Let's do an example that's a bit more extreme. Let's suppose we have \[\begin{array}{|c|c|}\hline A_{1} & A_{2}\\ \hline 2 & 10\\ 2 & 10\\ 2 & 10\\ 2 & 10\\ 2 & 10\\ 2 & 10\\ 2 & 10\\ 2 & 10\\ 2 & 10\\ 0 & 0\\ \hline \end{array}\] Notice the last two values in each group are both 0. It seems like these two groups probably won't be from the same population, but let's do some calculations. We have $\mu_{1} = 1.8$, $\mu_{2} = 9$, and $\mu = 5.4$. Our $S_{between}$ is fairly easy to compute: \[\begin{align*}S_{between} &= 10[(1.8 - 5.4)^{2} + (9 - 5.4)^{2}] \\ &= 10[12.96 + 12.96]\\ &= 259.2\end{align*}\] But our $S_{within}$ is a bit more irritating to compute. You can compute it the long way, but I'll just note that $S_{within} = 3.6 + 90 = 93.6.$

This means that we have \[MS_{between} = \frac{259.2}{1} = 259.2\] \[MS_{within} = \frac{93.6}{2(9)} = 5.2\] which means that \[F = \frac{MS_{between}}{MS_{within}} = \frac{259.2}{5.2} = 49.85.\]
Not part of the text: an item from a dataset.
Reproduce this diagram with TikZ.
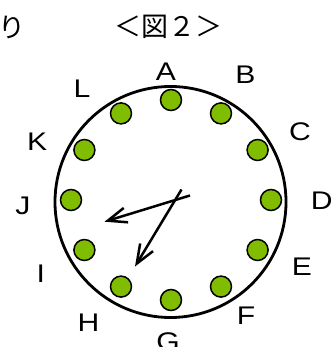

If we plot this (using the degrees of freedom 1 and 9 respectively),

Note that the $p$-value is 0.0098. This is way below 0.05, our usual signifance level, so we can say that we are fairly confident that these two samples did not come from the same distribution. This seems pretty reasonable looking at the data, even noting that there are only ten data points in each group.

A bit more formally,...

We can formalize most of this. We can say that, given the same equations as above, $F = \frac{MS_{between}}{MS_{within}}$ and that the associated $p$-value will be $P(X > F)$ where $X$ is a random variable with the F-distribution with the associated degrees of freedom. Sometimes you'll see this as $F_{df1, df2}$ with the degrees of freedom attached. As usual, the $p$-value is useful when testing at some significance level $\alpha$; in this case, we have:

\[H_{0}: \mbox{The groups represent the same (normal) distribution.}\] \[H_{A}: \mbox{At least one group does not represent the same (normal) distribution.}\]

Here, we needed to note that these groups were assumed to be normal. This is needed for the null hypothesis since the chi-squared distributions (which make up the F-distribution) are, by definition, sums of squares of normal distributions.

Sometimes these conclusions are put differently. If we know that the variance of the three groups are the same or close enough (or if we assume this) then we can use this test to see if the means are all approximately the same (or, if they are reasonably close). Similarly, if we know the means of the three groups are close enough then we can see if the variances of the groups are close. This latter case is the idea behind most of the analysis we've done so far.

What else?

We've touched upon the most basic F-test: the one for one-way ANOVA tests. We can squeeze a bit more use out of the F-distribution, but only if begin to look at ANOVA. Indeed, ANOVA and its closely-related friends are probably some of the most popular and important tools in analyzing data for nearly every data-heavy field. We'll soon see why.